Determined to “get lonely and depressed” (the perfect fodder for writing a record), in spring 2012 Helen exiled herself to Tasmania, ready to create. Instead, she found herself tuning in daily to the non-adventures of “Big Brother” contestants. “I felt like they were my friends,” she laughs. Once back in the familiar surrounds of Melbourne, songs slowly began taking shape. Demos were recorded onto Logic, samplers switched on, and sonic inspiration found in records by artists such as Goldfrapp and Metronomy. “I didn’t really let myself get to a relief moment of, ‘Phew, I’m on the right path,’” Helen recalls of her process, “because I was worried that if I did that I’d stop trying. I really wanted to push myself until the very day I had to go into the studio – and even then I was still writing.”
Harvest Of Gold was recorded in May 2013 at The Shed Studios in Canterbury, VIC, with producer John Castle (The Bamboos, Vance Joy, Washington). Helen – who switched her psychology/sociology studies at university to a Bachelor of Music (Composition) – wanted to capture her brand new songs in their full technicolour. “I love cinematic stuff,” she says. “My heart is in that style. I didn’t want to lose that.” Castle had recorded two tracks on Intentional Living. “We just gelled. I didn’t want to put any expectations or lock myself into something by saying, ‘This is the kind of album I want to make,’ and he got that. John was a big fan of using my demos too, plus he works really quickly.”
A Juno synth set-up and Farfisa organ is all over songs like “Never Expire”, with its delectable, thrashing stabs. “Because I’ve come from a folky, acoustic background, the electronic aspect and new touches are what got me really excited. This feels like a new direction for me.” Glittery title track “Harvest Of Gold” – “It’s temporary love for you and me” – is a co-write with UK artist T Jay, Helen directing the metaphor of a field of love. On her demo for anxiety ballad “Pulse”, Helen fleshed out clarinet and Godfather-style string melodies; Castle helped realise her vision alongside composer/trumpet player Ross Irwin.

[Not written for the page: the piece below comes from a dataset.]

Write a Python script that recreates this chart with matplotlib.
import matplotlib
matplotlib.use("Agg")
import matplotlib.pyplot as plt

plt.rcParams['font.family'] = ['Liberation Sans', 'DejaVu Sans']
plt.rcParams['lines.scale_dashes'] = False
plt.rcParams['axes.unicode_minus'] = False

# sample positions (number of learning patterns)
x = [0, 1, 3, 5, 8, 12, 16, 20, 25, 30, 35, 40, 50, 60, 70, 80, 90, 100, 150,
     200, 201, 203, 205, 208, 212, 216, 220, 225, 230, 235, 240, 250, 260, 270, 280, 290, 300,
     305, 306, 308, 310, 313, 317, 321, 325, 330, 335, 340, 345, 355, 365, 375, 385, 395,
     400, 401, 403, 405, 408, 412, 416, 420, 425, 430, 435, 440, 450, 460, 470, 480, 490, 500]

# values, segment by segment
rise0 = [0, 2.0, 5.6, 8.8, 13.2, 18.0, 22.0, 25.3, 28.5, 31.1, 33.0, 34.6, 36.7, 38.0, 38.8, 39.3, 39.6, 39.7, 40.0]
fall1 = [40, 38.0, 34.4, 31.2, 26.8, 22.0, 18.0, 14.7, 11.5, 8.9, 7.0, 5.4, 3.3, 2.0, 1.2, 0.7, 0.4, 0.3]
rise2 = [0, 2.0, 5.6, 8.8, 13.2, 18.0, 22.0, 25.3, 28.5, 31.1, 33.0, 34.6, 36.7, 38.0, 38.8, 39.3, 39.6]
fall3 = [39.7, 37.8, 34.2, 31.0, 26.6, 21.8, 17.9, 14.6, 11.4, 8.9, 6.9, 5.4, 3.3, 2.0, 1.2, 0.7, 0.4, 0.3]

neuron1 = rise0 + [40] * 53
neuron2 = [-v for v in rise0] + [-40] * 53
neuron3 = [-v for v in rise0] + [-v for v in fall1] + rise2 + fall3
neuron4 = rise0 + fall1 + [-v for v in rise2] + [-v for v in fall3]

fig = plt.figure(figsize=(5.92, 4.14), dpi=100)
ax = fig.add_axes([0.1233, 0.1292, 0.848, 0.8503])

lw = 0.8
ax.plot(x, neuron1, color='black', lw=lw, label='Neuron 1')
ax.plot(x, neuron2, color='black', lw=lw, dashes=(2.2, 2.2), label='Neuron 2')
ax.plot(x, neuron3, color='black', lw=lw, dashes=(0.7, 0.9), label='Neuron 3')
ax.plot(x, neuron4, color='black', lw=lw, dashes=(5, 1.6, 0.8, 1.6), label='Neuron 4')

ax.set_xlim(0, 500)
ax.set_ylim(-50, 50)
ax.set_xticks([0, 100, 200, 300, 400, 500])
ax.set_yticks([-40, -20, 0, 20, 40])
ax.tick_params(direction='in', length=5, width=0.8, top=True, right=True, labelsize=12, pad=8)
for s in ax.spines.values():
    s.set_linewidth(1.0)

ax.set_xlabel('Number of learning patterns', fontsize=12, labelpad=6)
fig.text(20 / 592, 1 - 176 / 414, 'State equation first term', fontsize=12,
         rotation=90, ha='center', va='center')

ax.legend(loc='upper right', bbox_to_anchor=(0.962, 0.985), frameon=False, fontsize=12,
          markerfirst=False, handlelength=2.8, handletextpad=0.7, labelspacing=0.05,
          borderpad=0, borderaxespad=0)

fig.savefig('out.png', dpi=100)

Front and centre across the LP is Gossling’s magical voice – used to devastating effect on the heart-wrenching “Vanish”. Written in response to the death of Jill Meagher, Helen’s vocals were recorded at home, the intimate take capturing the effect the tragedy had on the singer. “I was angry for a long time,” says Helen, of lines like, “Should we see what he wrote on her face?”. “The security footage… I was affected by the fact that we saw some of her last moments. It was good it was put out there, but it also felt wrong, intrusive.”

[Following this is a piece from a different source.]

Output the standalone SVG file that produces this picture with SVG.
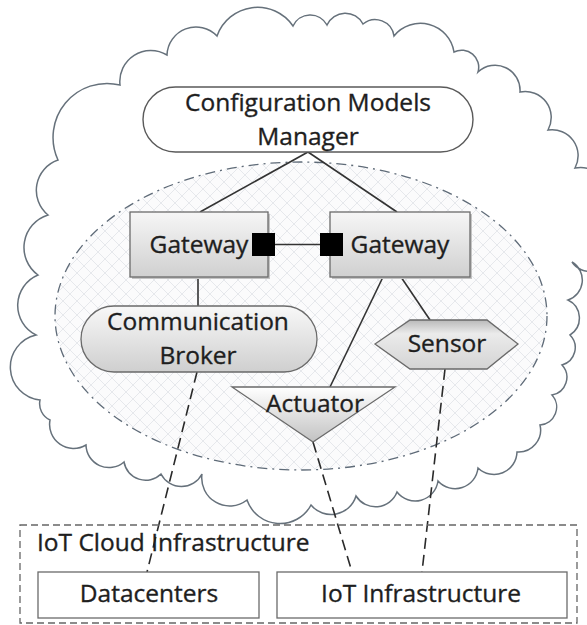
<svg xmlns="http://www.w3.org/2000/svg" width="587" height="625" viewBox="0 0 587 625">
  <defs>
    <style>
      .lbl { font-family: "Open Sans", "Liberation Sans", sans-serif; font-size: 24.5px; fill: #1e1e1e; stroke: #1e1e1e; stroke-width: 0.35; text-anchor: middle; }
      .lblL { font-family: "Open Sans", "Liberation Sans", sans-serif; font-size: 24.5px; fill: #1e1e1e; stroke: #1e1e1e; stroke-width: 0.35; }
      .edge { stroke: #6a6a6a; stroke-width: 1.3; }
      .solid { stroke: #333; stroke-width: 1.6; fill: none; }
      .dash { stroke: #2a2a2a; stroke-width: 1.6; fill: none; stroke-dasharray: 11 6; }
      .shadow { fill: #c4c4c4; }
    </style>
    <linearGradient id="gwGrad" x1="0" y1="0" x2="0" y2="1">
      <stop offset="0" stop-color="#f6f6f6"/>
      <stop offset="1" stop-color="#d0d0d0"/>
    </linearGradient>
    <linearGradient id="brokerGrad" x1="0" y1="0" x2="0" y2="1">
      <stop offset="0" stop-color="#f8f8f8"/>
      <stop offset="1" stop-color="#cfcfcf"/>
    </linearGradient>
    <linearGradient id="sensorGrad" x1="0" y1="0" x2="0" y2="1">
      <stop offset="0" stop-color="#b9b9b9"/>
      <stop offset="0.28" stop-color="#ebebeb"/>
      <stop offset="1" stop-color="#d4d4d4"/>
    </linearGradient>
    <linearGradient id="actGrad" x1="0" y1="0" x2="0" y2="1">
      <stop offset="0" stop-color="#ffffff"/>
      <stop offset="1" stop-color="#c2c2c2"/>
    </linearGradient>
    <pattern id="hatch" width="14" height="14" patternUnits="userSpaceOnUse">
      <rect width="14" height="14" fill="#fbfbfc"/>
      <path d="M0 0 L14 14 M14 0 L0 14" stroke="#e6e8ec" stroke-width="1"/>
    </pattern>
  </defs>

  <rect width="587" height="625" fill="#ffffff"/>

  <!-- cloud outline: arcs between valley points, bulging outward -->
  <g id="cloud">
    <path fill="#ffffff" stroke="#66717b" stroke-width="1.5" d="M40 400
      A33 33 0 0 1 36 335 A33 33 0 0 1 38 275 A34 34 0 0 1 48 215 A32 32 0 0 1 58 160
      A54 54 0 0 1 120 85 A31 31 0 0 1 167 55 A29 29 0 0 1 217 36 A43 43 0 0 1 293 26
      A19 19 0 0 1 327 25 A20 20 0 0 1 363 24 A19 19 0 0 1 394 36 A34 34 0 0 1 454 52
      A17 17 0 0 1 478 72 A25 25 0 0 1 520 92 A26 26 0 0 1 548 130 A26 26 0 0 1 575 168
      A30 30 0 0 1 610 200 A30 30 0 0 1 610 255 A21 21 0 0 1 572 262 A21 21 0 0 1 568 300
      A20 20 0 0 1 570 335 A18 18 0 0 1 562 365 A18 18 0 0 1 552 395 A18 18 0 0 1 540 425
      A22 22 0 0 1 517 452 A23 23 0 0 1 478 468 A23 23 0 0 1 438 481 A23 23 0 0 1 397 492
      A23 23 0 0 1 356 496 A26 26 0 0 1 311 505 A35 35 0 0 1 247 500 A28 28 0 0 1 202 474
      A23 23 0 0 1 161 474 A22 22 0 0 1 124 462 A23 23 0 0 1 86 445 A24 24 0 0 1 50 420
      A18 18 0 0 1 40 400 Z"/>
  </g>

  <!-- IoT device area -->
  <g id="device-area">
    <ellipse cx="301" cy="316" rx="246" ry="154" fill="url(#hatch)" stroke="#5f6b78" stroke-width="1.3" stroke-dasharray="10 5 2 5"/>
  </g>

  <!-- connectors -->
  <g id="connectors">
    <line class="solid" x1="308" y1="152" x2="200" y2="212"/>
    <line class="solid" x1="308" y1="152" x2="397" y2="212"/>
    <line class="solid" x1="275" y1="244.5" x2="320" y2="244.5"/>
    <line class="solid" x1="198" y1="277" x2="198" y2="306"/>
    <line class="solid" x1="383" y1="277" x2="330" y2="387"/>
    <line class="solid" x1="401" y1="277" x2="430" y2="320"/>
    <line class="dash" x1="197" y1="372" x2="147" y2="572"/>
    <line class="dash" x1="313" y1="442" x2="352" y2="572"/>
    <line class="dash" x1="445" y1="369" x2="422" y2="572"/>
  </g>

  <g id="config-manager">
    <rect x="143" y="87" width="330" height="65" rx="32.5" fill="#ffffff" stroke="#5a5a5a" stroke-width="1.4"/>
    <text class="lbl" x="308" y="111">Configuration Models</text>
    <text class="lbl" x="308" y="145">Manager</text>
  </g>

  <g id="gateway-left">
    <rect class="shadow" x="132" y="214" width="138" height="65"/>
    <rect class="edge" x="130" y="212" width="138" height="65" fill="url(#gwGrad)"/>
    <text class="lbl" x="199" y="253">Gateway</text>
    <rect x="252" y="233" width="23" height="23" fill="#000"/>
  </g>

  <g id="gateway-right">
    <rect class="shadow" x="332" y="214" width="140" height="65"/>
    <rect class="edge" x="330" y="212" width="140" height="65" fill="url(#gwGrad)"/>
    <text class="lbl" x="400" y="253">Gateway</text>
    <rect x="320" y="233" width="23" height="23" fill="#000"/>
  </g>

  <g id="communication-broker">
    <rect class="edge" x="81" y="306" width="236" height="66" rx="33" fill="url(#brokerGrad)"/>
    <text class="lbl" x="198" y="330">Communication</text>
    <text class="lbl" x="198" y="364">Broker</text>
  </g>

  <g id="sensor">
    <polygon class="edge" points="375,344 410,320 487,320 518,344 487,369 410,369" fill="url(#sensorGrad)"/>
    <text class="lbl" x="447" y="352">Sensor</text>
  </g>

  <g id="actuator">
    <polygon class="edge" points="232,387 395,387 313,442" fill="url(#actGrad)"/>
    <text class="lbl" x="315" y="412">Actuator</text>
  </g>

  <g id="iot-cloud-infrastructure">
    <rect x="20" y="525" width="557" height="98" fill="none" stroke="#666" stroke-width="1.3" stroke-dasharray="7 4"/>
    <text class="lblL" x="37" y="551">IoT Cloud Infrastructure</text>
  </g>

  <g id="datacenters">
    <rect x="38" y="572" width="221" height="46" fill="#ffffff" stroke="#6a6a6a" stroke-width="1.3"/>
    <text class="lbl" x="149" y="602">Datacenters</text>
  </g>

  <g id="iot-infrastructure">
    <rect x="277" y="572" width="290" height="46" fill="#ffffff" stroke="#6a6a6a" stroke-width="1.3"/>
    <text class="lbl" x="421" y="602">IoT Infrastructure</text>
  </g>
</svg>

Much more upbeat is vivid opener “Big Love”, with its joyous pop chorus, its lyrics spilling out in one hit from start to finish – “Probably my favourite song on the album,” Helen admits. The lazy lounge romance of Lee and Nancy-style “Songs Of Summer” is a co-write with Steve Parkin, and features Sparkadia’s Alex Burnett. Disco makes an appearance on “Challenge’, the first song written for the LP, while the baseline swagger of “Accolade” was crafted with the help of Alexander Gow, who Helen teamed up with during a stint at a writers’ retreat in Byron Bay.
“It’s something that’s really fun to me: composing all the instruments and fleshing out the parts,” says Helen of this record’s creation. “This record, I’m incredibly proud of it. I pinch myself regularly, realising it’s done, and wondering how the hell did I pull it off?”
Heartfelt, diverse, and seriously enchanting, Gossling’s debut album is the sound of an artist fully coming into her own. Easily one of 2013’s finest releases, Harvest Of Gold leaves an impact all its own.